§ WORK TO BE COMPLETED
Retype, please, the listing from its opening line through the line that contains "plt.rcParams['font.family'] = ['Liberation", both included, without the pictures.

===

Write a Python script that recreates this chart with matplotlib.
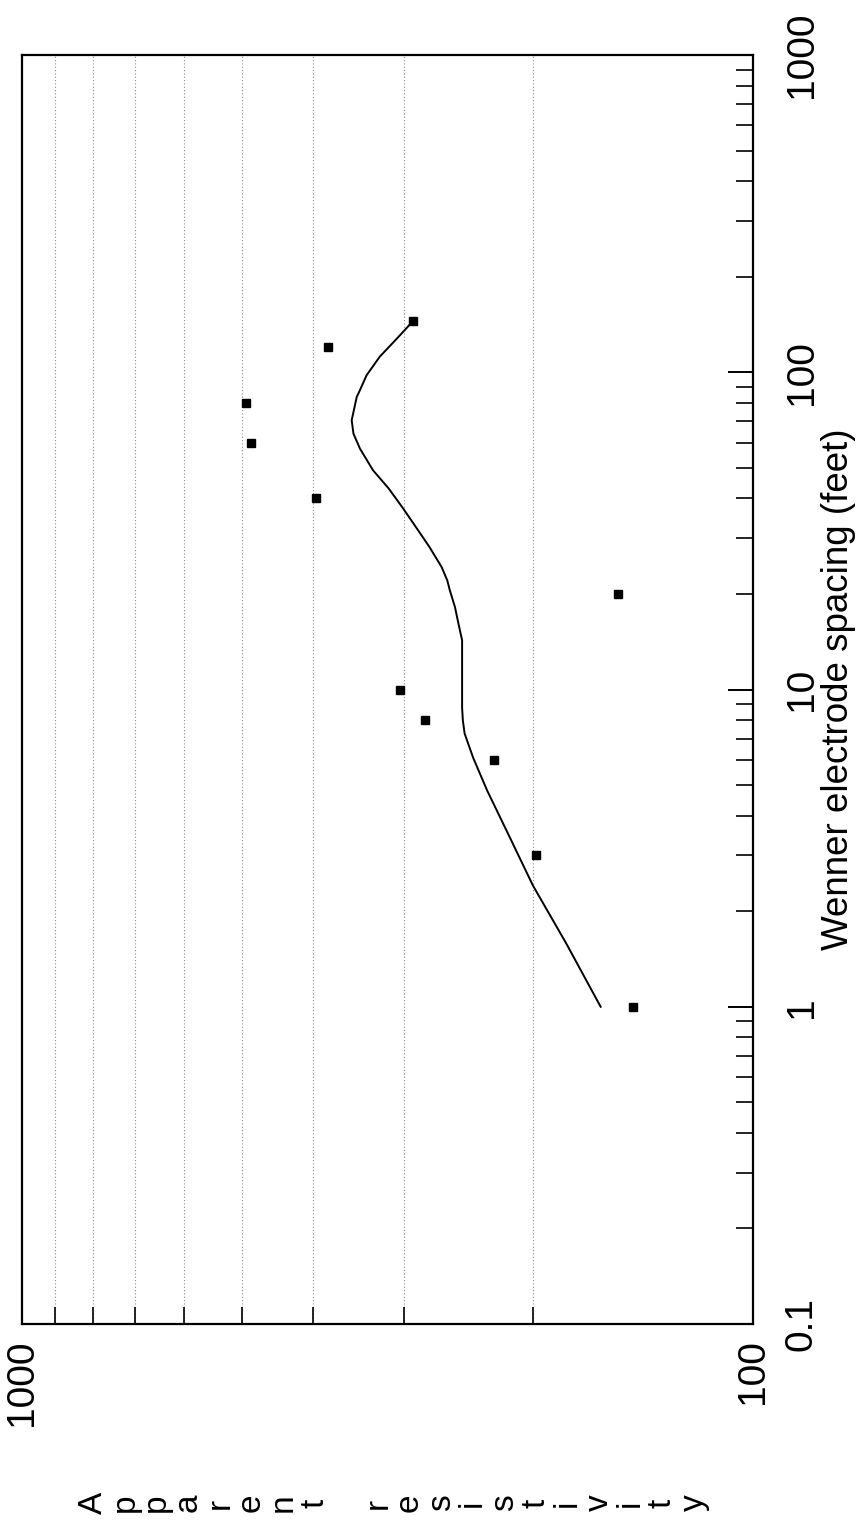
import numpy as np
import matplotlib
matplotlib.use('Agg')
import matplotlib.pyplot as plt

plt.rcParams['font.family'] = ['Liberation Sans', 'DejaVu Sans']

# measured Wenner soundings (spacing in feet, apparent resistivity)
spacing = [1, 3, 6, 8, 10, 20, 40, 60, 80, 120, 145]
resistivity = [146, 198, 226, 281, 304, 153, 396, 486, 494, 381, 292]

# smooth model curve
curve_spacing = [1.0, 1.58, 2.41, 3.41, 4.8, 6.1, 7.26, 7.98, 8.77, 14.3, 16.2, 18.2,
                 20.5, 22.1, 24.3, 28.1, 31.7, 37.2, 43.0, 49.1, 57.4, 64.0, 70.6,
                 83.6, 87.7, 97.8, 112, 127.7, 138.7, 145]
curve_rho = [161.6, 180, 200, 215, 231, 241.5, 248, 249.4, 250, 250, 253, 255.7,
             259.8, 262, 266.6, 277, 287, 301, 315, 331, 344.8, 352, 354,
             348.4, 345, 337.8, 324, 307, 297, 292]

spacing_ticks = [0.1, 1, 10, 100, 1000]
spacing_labels = ['0.1', '1', '10', '100', '1000']
rho_ticks = [100, 1000]
rho_labels = ['100', '1000']
ylabel_letters = 'Apparent resistivity'

fig = plt.figure(figsize=(8.61, 15.26), dpi=100)
ax = fig.add_axes([22 / 861, 1 - 1324 / 1526, 731 / 861, 1269 / 1526])

# the sheet is turned on its side: resistivity runs right-to-left, spacing bottom-to-top
ax.plot(curve_rho, curve_spacing, color='black', lw=1.4, solid_joinstyle='round')
ax.plot(resistivity, spacing, 's', color='black', ms=5.8)

ax.set_xscale('log')
ax.set_yscale('log')
ax.set_xlim(1000, 100)
ax.set_ylim(0.1, 1000)

ax.set_xticks(rho_ticks)
ax.set_xticklabels(rho_labels, rotation=90, fontsize=28)
ax.set_xticks([m * 100 for m in range(2, 10)], minor=True)
ax.xaxis.set_minor_formatter(matplotlib.ticker.NullFormatter())

ax.yaxis.tick_right()
ax.set_yticks(spacing_ticks)
ax.set_yticklabels(spacing_labels, rotation=90, fontsize=28, va='center')
minor_y = [m * d for d in [0.1, 1, 10, 100] for m in range(2, 10)]
ax.set_yticks(minor_y, minor=True)
ax.yaxis.set_minor_formatter(matplotlib.ticker.NullFormatter())

ax.tick_params(axis='x', which='both', direction='in', bottom=True, top=False, pad=11)
ax.tick_params(axis='x', which='major', length=0)
ax.tick_params(axis='x', which='minor', length=12, width=1.2)
ax.tick_params(axis='y', which='both', direction='in', right=True, left=False, pad=22)
ax.tick_params(axis='y', which='major', length=18, width=1.4)
ax.tick_params(axis='y', which='minor', length=12, width=1.2)

ax.grid(which='minor', axis='x', linestyle=(0, (1, 2)), color='#888888', lw=0.8)

for s in ax.spines.values():
    s.set_linewidth(1.6)

ax.yaxis.set_label_position('right')
ax.set_ylabel('Wenner electrode spacing (feet)', fontsize=26.5, rotation=90)
ax.yaxis.set_label_coords((821 - 22) / 731, 0.5)

# stacked y-label letters, now lying along the bottom
for i, ch in enumerate(ylabel_letters):
    if ch == ' ':
        continue
    fig.text((102 + 31.6 * i) / 861, 1 - 1503 / 1526, ch, rotation=90,
             rotation_mode='anchor', ha='center', va='baseline', fontsize=24)

fig.savefig('out.png', dpi=100)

===

§ TASK RESULT
Write a Python script that recreates this chart with matplotlib.
import numpy as np
import matplotlib
matplotlib.use('Agg')
import matplotlib.pyplot as plt

plt.rcParams['font.family'] = ['Liberation Sans', 'DejaVu Sans']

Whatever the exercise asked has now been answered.